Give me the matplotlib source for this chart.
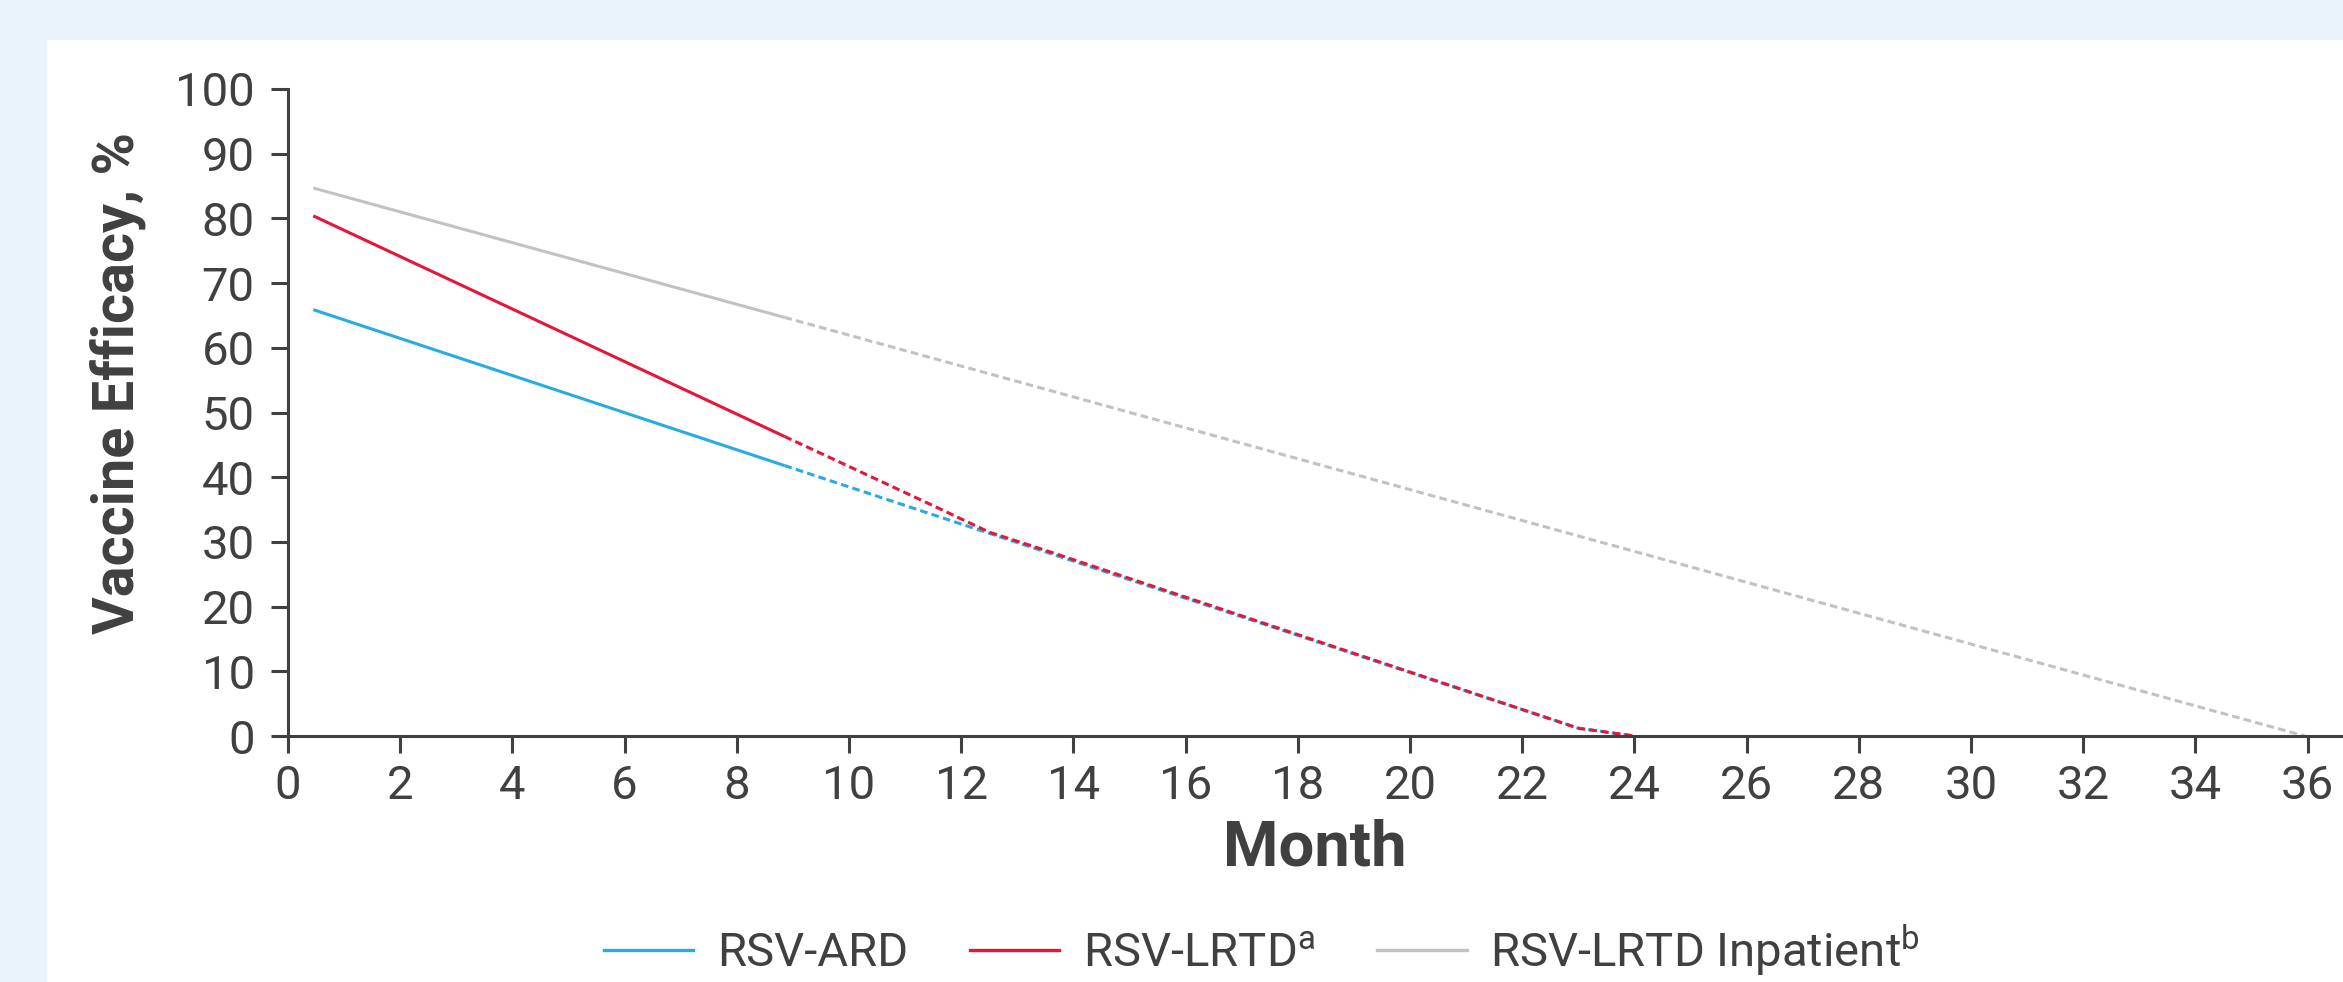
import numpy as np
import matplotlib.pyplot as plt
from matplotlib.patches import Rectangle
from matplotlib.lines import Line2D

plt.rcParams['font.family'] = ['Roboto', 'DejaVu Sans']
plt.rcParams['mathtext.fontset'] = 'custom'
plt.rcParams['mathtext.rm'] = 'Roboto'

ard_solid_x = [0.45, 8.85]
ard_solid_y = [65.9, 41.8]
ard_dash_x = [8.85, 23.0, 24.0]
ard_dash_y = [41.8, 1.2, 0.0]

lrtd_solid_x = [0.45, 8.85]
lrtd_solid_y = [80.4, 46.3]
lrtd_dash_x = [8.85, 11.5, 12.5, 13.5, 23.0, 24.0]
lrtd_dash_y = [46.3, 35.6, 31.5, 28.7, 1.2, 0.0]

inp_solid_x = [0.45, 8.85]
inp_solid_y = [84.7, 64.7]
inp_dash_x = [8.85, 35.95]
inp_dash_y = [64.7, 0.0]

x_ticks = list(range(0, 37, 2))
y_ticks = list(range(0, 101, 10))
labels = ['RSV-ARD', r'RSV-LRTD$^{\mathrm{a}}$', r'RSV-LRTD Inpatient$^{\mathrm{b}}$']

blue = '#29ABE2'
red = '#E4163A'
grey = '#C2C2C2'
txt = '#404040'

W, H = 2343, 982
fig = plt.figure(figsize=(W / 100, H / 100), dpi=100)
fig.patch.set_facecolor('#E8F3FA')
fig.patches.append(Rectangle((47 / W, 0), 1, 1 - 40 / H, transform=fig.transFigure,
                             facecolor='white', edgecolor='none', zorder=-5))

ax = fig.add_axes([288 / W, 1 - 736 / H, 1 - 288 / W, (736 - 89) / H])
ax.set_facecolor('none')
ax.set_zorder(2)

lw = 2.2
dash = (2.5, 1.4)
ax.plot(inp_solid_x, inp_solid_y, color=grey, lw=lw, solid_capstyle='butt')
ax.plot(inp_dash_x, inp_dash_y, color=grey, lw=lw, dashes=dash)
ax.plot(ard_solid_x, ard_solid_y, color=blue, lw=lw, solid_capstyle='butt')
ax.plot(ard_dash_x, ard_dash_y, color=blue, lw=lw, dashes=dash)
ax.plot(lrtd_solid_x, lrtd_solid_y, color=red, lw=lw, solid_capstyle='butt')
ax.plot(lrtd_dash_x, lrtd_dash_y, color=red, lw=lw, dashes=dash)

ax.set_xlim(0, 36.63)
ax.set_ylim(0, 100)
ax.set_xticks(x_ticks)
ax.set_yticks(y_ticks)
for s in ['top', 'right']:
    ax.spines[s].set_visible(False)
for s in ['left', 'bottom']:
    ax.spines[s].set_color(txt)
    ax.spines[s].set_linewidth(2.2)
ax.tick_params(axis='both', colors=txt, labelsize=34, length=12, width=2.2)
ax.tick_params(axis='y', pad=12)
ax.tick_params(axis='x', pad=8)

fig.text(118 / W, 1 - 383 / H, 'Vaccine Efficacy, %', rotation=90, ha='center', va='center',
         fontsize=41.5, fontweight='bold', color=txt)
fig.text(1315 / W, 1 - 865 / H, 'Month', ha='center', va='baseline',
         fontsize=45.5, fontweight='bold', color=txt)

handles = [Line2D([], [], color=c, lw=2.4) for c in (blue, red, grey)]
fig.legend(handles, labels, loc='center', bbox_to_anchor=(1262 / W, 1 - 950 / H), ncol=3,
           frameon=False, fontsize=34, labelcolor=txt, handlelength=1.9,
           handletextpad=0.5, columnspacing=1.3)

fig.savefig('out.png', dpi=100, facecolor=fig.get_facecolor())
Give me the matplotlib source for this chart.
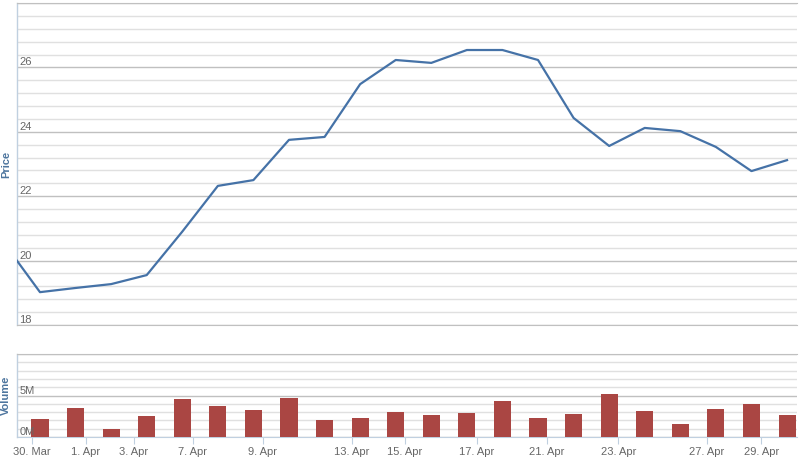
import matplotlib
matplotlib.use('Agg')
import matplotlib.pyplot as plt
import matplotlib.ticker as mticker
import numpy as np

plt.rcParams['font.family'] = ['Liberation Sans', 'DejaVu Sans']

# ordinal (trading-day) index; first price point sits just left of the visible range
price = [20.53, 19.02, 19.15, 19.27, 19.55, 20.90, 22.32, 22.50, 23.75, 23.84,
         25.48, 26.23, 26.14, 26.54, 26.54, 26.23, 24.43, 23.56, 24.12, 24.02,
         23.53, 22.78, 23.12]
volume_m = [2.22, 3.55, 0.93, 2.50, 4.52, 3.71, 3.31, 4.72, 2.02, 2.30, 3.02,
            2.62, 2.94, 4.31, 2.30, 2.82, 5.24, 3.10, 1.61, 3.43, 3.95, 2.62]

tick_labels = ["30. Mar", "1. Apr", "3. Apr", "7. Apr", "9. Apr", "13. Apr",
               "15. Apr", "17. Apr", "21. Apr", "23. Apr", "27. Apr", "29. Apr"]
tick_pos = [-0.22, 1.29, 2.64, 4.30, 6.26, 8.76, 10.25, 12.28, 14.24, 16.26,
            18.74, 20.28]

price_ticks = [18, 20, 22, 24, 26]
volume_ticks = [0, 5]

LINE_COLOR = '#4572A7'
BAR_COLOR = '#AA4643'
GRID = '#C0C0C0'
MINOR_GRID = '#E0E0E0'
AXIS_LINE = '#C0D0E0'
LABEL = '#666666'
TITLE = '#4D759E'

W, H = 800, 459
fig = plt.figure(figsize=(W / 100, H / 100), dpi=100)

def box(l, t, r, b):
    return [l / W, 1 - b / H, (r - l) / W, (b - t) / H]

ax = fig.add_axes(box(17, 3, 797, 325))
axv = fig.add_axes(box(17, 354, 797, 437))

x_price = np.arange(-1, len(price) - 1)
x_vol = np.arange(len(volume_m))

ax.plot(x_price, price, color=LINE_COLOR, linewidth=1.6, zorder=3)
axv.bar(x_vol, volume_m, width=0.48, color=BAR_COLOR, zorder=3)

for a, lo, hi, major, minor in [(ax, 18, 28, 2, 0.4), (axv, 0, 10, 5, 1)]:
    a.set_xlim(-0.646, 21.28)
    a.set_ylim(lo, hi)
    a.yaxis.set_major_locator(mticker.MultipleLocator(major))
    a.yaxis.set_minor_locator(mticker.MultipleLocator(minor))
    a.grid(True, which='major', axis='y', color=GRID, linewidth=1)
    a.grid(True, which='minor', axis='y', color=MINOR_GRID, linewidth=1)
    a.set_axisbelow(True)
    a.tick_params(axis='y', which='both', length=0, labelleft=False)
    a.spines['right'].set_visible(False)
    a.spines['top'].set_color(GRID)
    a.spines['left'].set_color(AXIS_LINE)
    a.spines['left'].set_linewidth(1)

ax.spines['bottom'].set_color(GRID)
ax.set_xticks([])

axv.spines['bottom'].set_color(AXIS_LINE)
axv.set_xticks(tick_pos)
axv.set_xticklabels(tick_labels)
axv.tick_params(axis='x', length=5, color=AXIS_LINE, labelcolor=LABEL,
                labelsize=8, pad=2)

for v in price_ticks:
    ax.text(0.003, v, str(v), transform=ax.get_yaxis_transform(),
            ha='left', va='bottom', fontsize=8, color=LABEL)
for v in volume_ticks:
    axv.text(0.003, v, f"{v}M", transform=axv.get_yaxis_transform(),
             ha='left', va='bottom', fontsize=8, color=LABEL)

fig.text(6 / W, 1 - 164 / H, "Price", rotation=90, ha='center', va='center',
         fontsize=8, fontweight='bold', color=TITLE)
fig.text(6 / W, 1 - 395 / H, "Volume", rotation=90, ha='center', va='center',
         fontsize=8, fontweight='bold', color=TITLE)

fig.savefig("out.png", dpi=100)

_Task brief_
Output all of the entries verbatim, leaving out any images.

_Answer in full_
Give me the matplotlib source for this chart.
import numpy as np
import matplotlib.pyplot as plt
from matplotlib.patches import Rectangle
from matplotlib.lines import Line2D

plt.rcParams['font.family'] = ['Roboto', 'DejaVu Sans']
plt.rcParams['mathtext.fontset'] = 'custom'
plt.rcParams['mathtext.rm'] = 'Roboto'

ard_solid_x = [0.45, 8.85]
ard_solid_y = [65.9, 41.8]
ard_dash_x = [8.85, 23.0, 24.0]
ard_dash_y = [41.8, 1.2, 0.0]

lrtd_solid_x = [0.45, 8.85]
lrtd_solid_y = [80.4, 46.3]
lrtd_dash_x = [8.85, 11.5, 12.5, 13.5, 23.0, 24.0]
lrtd_dash_y = [46.3, 35.6, 31.5, 28.7, 1.2, 0.0]

inp_solid_x = [0.45, 8.85]
inp_solid_y = [84.7, 64.7]
inp_dash_x = [8.85, 35.95]
inp_dash_y = [64.7, 0.0]

x_ticks = list(range(0, 37, 2))
y_ticks = list(range(0, 101, 10))
labels = ['RSV-ARD', r'RSV-LRTD$^{\mathrm{a}}$', r'RSV-LRTD Inpatient$^{\mathrm{b}}$']

blue = '#29ABE2'
red = '#E4163A'
grey = '#C2C2C2'
txt = '#404040'

W, H = 2343, 982
fig = plt.figure(figsize=(W / 100, H / 100), dpi=100)
fig.patch.set_facecolor('#E8F3FA')
fig.patches.append(Rectangle((47 / W, 0), 1, 1 - 40 / H, transform=fig.transFigure,
                             facecolor='white', edgecolor='none', zorder=-5))

ax = fig.add_axes([288 / W, 1 - 736 / H, 1 - 288 / W, (736 - 89) / H])
ax.set_facecolor('none')
ax.set_zorder(2)

lw = 2.2
dash = (2.5, 1.4)
ax.plot(inp_solid_x, inp_solid_y, color=grey, lw=lw, solid_capstyle='butt')
ax.plot(inp_dash_x, inp_dash_y, color=grey, lw=lw, dashes=dash)
ax.plot(ard_solid_x, ard_solid_y, color=blue, lw=lw, solid_capstyle='butt')
ax.plot(ard_dash_x, ard_dash_y, color=blue, lw=lw, dashes=dash)
ax.plot(lrtd_solid_x, lrtd_solid_y, color=red, lw=lw, solid_capstyle='butt')
ax.plot(lrtd_dash_x, lrtd_dash_y, color=red, lw=lw, dashes=dash)

ax.set_xlim(0, 36.63)
ax.set_ylim(0, 100)
ax.set_xticks(x_ticks)
ax.set_yticks(y_ticks)
for s in ['top', 'right']:
    ax.spines[s].set_visible(False)
for s in ['left', 'bottom']:
    ax.spines[s].set_color(txt)
    ax.spines[s].set_linewidth(2.2)
ax.tick_params(axis='both', colors=txt, labelsize=34, length=12, width=2.2)
ax.tick_params(axis='y', pad=12)
ax.tick_params(axis='x', pad=8)

fig.text(118 / W, 1 - 383 / H, 'Vaccine Efficacy, %', rotation=90, ha='center', va='center',
         fontsize=41.5, fontweight='bold', color=txt)
fig.text(1315 / W, 1 - 865 / H, 'Month', ha='center', va='baseline',
         fontsize=45.5, fontweight='bold', color=txt)

handles = [Line2D([], [], color=c, lw=2.4) for c in (blue, red, grey)]
fig.legend(handles, labels, loc='center', bbox_to_anchor=(1262 / W, 1 - 950 / H), ncol=3,
           frameon=False, fontsize=34, labelcolor=txt, handlelength=1.9,
           handletextpad=0.5, columnspacing=1.3)

fig.savefig('out.png', dpi=100, facecolor=fig.get_facecolor())
Give me the matplotlib source for this chart.
import matplotlib
matplotlib.use('Agg')
import matplotlib.pyplot as plt
import matplotlib.ticker as mticker
import numpy as np

plt.rcParams['font.family'] = ['Liberation Sans', 'DejaVu Sans']

# ordinal (trading-day) index; first price point sits just left of the visible range
price = [20.53, 19.02, 19.15, 19.27, 19.55, 20.90, 22.32, 22.50, 23.75, 23.84,
         25.48, 26.23, 26.14, 26.54, 26.54, 26.23, 24.43, 23.56, 24.12, 24.02,
         23.53, 22.78, 23.12]
volume_m = [2.22, 3.55, 0.93, 2.50, 4.52, 3.71, 3.31, 4.72, 2.02, 2.30, 3.02,
            2.62, 2.94, 4.31, 2.30, 2.82, 5.24, 3.10, 1.61, 3.43, 3.95, 2.62]

tick_labels = ["30. Mar", "1. Apr", "3. Apr", "7. Apr", "9. Apr", "13. Apr",
               "15. Apr", "17. Apr", "21. Apr", "23. Apr", "27. Apr", "29. Apr"]
tick_pos = [-0.22, 1.29, 2.64, 4.30, 6.26, 8.76, 10.25, 12.28, 14.24, 16.26,
            18.74, 20.28]

price_ticks = [18, 20, 22, 24, 26]
volume_ticks = [0, 5]

LINE_COLOR = '#4572A7'
BAR_COLOR = '#AA4643'
GRID = '#C0C0C0'
MINOR_GRID = '#E0E0E0'
AXIS_LINE = '#C0D0E0'
LABEL = '#666666'
TITLE = '#4D759E'

W, H = 800, 459
fig = plt.figure(figsize=(W / 100, H / 100), dpi=100)

def box(l, t, r, b):
    return [l / W, 1 - b / H, (r - l) / W, (b - t) / H]

ax = fig.add_axes(box(17, 3, 797, 325))
axv = fig.add_axes(box(17, 354, 797, 437))

x_price = np.arange(-1, len(price) - 1)
x_vol = np.arange(len(volume_m))

ax.plot(x_price, price, color=LINE_COLOR, linewidth=1.6, zorder=3)
axv.bar(x_vol, volume_m, width=0.48, color=BAR_COLOR, zorder=3)

for a, lo, hi, major, minor in [(ax, 18, 28, 2, 0.4), (axv, 0, 10, 5, 1)]:
    a.set_xlim(-0.646, 21.28)
    a.set_ylim(lo, hi)
    a.yaxis.set_major_locator(mticker.MultipleLocator(major))
    a.yaxis.set_minor_locator(mticker.MultipleLocator(minor))
    a.grid(True, which='major', axis='y', color=GRID, linewidth=1)
    a.grid(True, which='minor', axis='y', color=MINOR_GRID, linewidth=1)
    a.set_axisbelow(True)
    a.tick_params(axis='y', which='both', length=0, labelleft=False)
    a.spines['right'].set_visible(False)
    a.spines['top'].set_color(GRID)
    a.spines['left'].set_color(AXIS_LINE)
    a.spines['left'].set_linewidth(1)

ax.spines['bottom'].set_color(GRID)
ax.set_xticks([])

axv.spines['bottom'].set_color(AXIS_LINE)
axv.set_xticks(tick_pos)
axv.set_xticklabels(tick_labels)
axv.tick_params(axis='x', length=5, color=AXIS_LINE, labelcolor=LABEL,
                labelsize=8, pad=2)

for v in price_ticks:
    ax.text(0.003, v, str(v), transform=ax.get_yaxis_transform(),
            ha='left', va='bottom', fontsize=8, color=LABEL)
for v in volume_ticks:
    axv.text(0.003, v, f"{v}M", transform=axv.get_yaxis_transform(),
             ha='left', va='bottom', fontsize=8, color=LABEL)

fig.text(6 / W, 1 - 164 / H, "Price", rotation=90, ha='center', va='center',
         fontsize=8, fontweight='bold', color=TITLE)
fig.text(6 / W, 1 - 395 / H, "Volume", rotation=90, ha='center', va='center',
         fontsize=8, fontweight='bold', color=TITLE)

fig.savefig("out.png", dpi=100)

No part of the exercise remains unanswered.